The need to attract new investors while retaining the old ones is a balancing act IR professionals have to master in an increasingly competitive sector.
Attracting new investors is obviously a critical task for companies and IR teams that are looking to grow. However, focusing on new investors should not outweigh the need to satisfy the existing shareholder base — in fact, Bloomberg argues that IROs need to take great pains to keep current investors pleased, or risk losing shareholders to an ever-competitive investor market.
Sometimes, it’s simply a matter of returning to the basics to ensure that established investors stick around.
Know Your Investors, Know Your Job
This really is a return to the most basic principles of investor relations, but it nonetheless bears repeating. As the Head of IR at Henderson Global Investors Miriam McKay puts it, “The clue’s in our job title — investor relations — not analyst relations or investor origination.”
This means your investors need to be at the center of everything you do — you are, after all, the first and primary point of contact between your shareholders and the company.
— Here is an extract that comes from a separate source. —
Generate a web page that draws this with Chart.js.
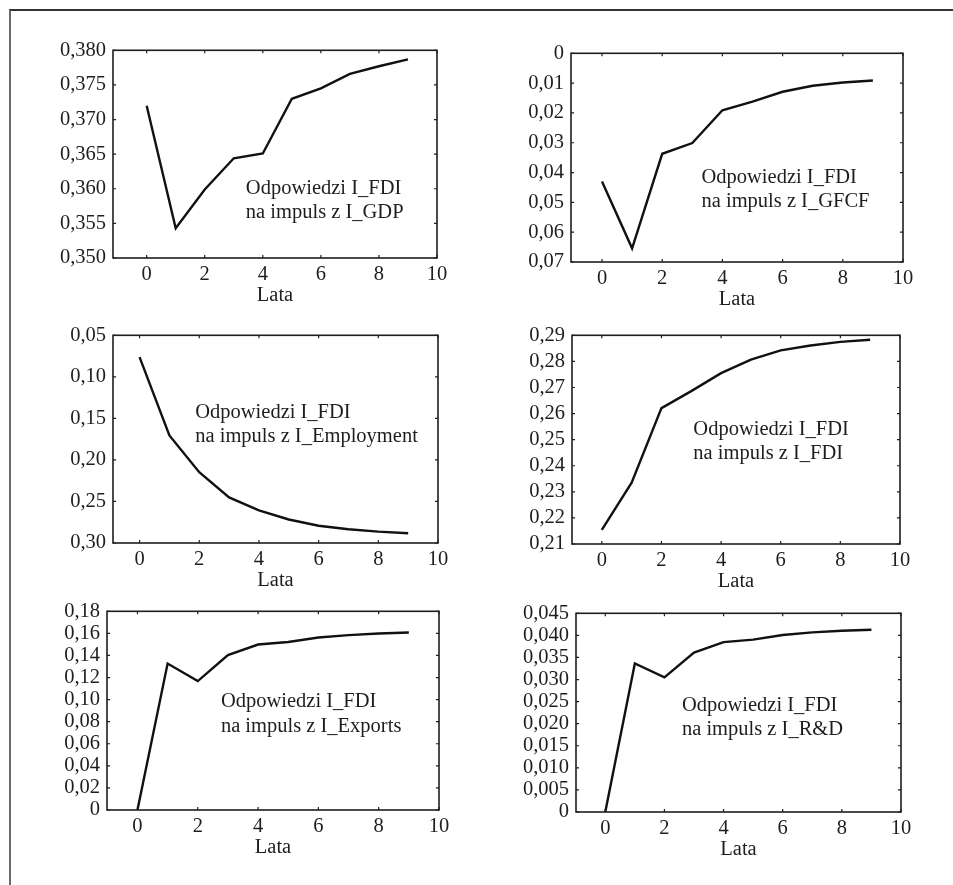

It therefore falls on your shoulders to educate the investors and facilitate clear communication between your shareholder base and the management teams.
To most effectively meet these demands, IROs must have a definitive understanding of their investors, as well as in what manner they want to be engaged and how frequently. For example, institutional investors will likely have different needs than more short-term hedge fund investors. Knowing who prefers more constant contact and who is happy with less frequent, regularly scheduled events helps you to create a strategy that keeps everyone happy.
Catering to the needs necessarily requires strong time management skills, and while every investor has a right to engage with the company, it’s up to the IR team to effectively allocate that most valuable resource of all. According to Phil Corbett, head of IR at Genel Energy, this means that major shareholders in particular “need to have enough interaction to ensure the right level of understanding and trust has been forged.”
To build that level of understanding and trust, it is critical that IROs go out of their way to be reliable, and effective communication is crucial to laying the foundation. Information needs to be shared consistently, inquiries addressed promptly, and channels always open and accessible. Any changes in strategy should not come as a surprise to shareholders, but rather, should follow a natural trajectory that has been laid out well beforehand.
Implementing mobile technologies can prove an incredibly effective way to communicate with shareholders of all shapes and sizes, particularly as the devices become increasingly ubiquitous both in the industry and around the world.
Don’t Burn Bridges
Shareholders come and go, but it’s important not to cut ties with those who leave. After all, there is always a chance that they will return. As McKay notes, “In many cases, these investors have built a substantial knowledge base, so it’s well worth helping them to keep this up to date, so that they are ready to come back when the opportunity presents.”